3. Breath and connect with your body: When we overthink, there’s a tendency to be too much in our heads. If this occurs, you can ground yourself by connecting to your body and breathing. This will bring you back to the here and now. Cultivate more presence in your life by focusing on your breath and how your body feels. Engaging in physical activities such as sports, running, yoga, and weight training are excellent ways to build a bridge to the present moment.

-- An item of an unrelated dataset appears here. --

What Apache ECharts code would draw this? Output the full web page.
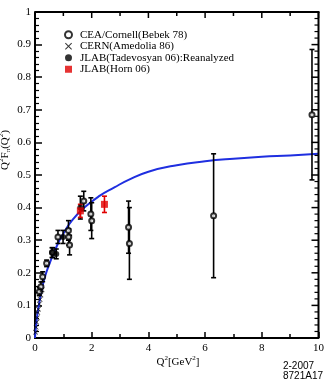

4. Work on making an emotional and spiritual connection: We can develop deeper present moment awareness by connecting with our emotions. If you find yourself over-analyzing your feelings and restricting them, try letting go of control and just observe them instead. Let yourself feel, without judging your state. When you’re connecting with another person, be fully engaged in the exchange by listening and responding to them thoughtfully. When you’re out in the world, you can bring your attention back to the present by finding the sacred in what surrounds you. All you have to do is open your eyes to the wonders of nature – the trees, lakes, oceans, and animals.
Buddhist teacher Thich Nhat Hanh captures this truth in his book Your True Home. He writes:
“Around us, life bursts forth with miracles — a glass of water, a ray of sunshine, a leaf, a caterpillar, a flower, laughter, raindrops. If you live in awareness, it is easy to see miracles everywhere.”
5. Have mindfulness rituals: There several simple tasks that we can perform to feel more present. By adding these rituals into your daily life, you’ll increase your moment-to-moment awareness. You’ll also conserve your mental power by letting go of any resistance and flowing with how things actually are. You can try meditation, yoga, journaling, gardening, creative projects, nature walks – any activity that induces feelings of serenity and peace.
During these times, try to stay away from technological devices, because when you’re constantly checking your inbox and social media, your mind will be flooded with information which will interrupt your rested state. It’s hard to stay present when you’re plugged in and consuming data in a frenzy.
Spiritual leader Deepak Chopra says that life gives you plenty of time to do whatever you want to do if you stay in the present moment. The more you’re steeped in present moment consciousness, the more you’ll appreciate life. You’ll enjoy even the little things, such as the crimson hues of a rose bloom, the gurgle of a baby, or the gentle caress of a breeze. You can find magic in everything if you live in the now.
All my best on your journey,
Reflection Question: What are the challenges and distractions you face in your life that prevent you from living in the present moment?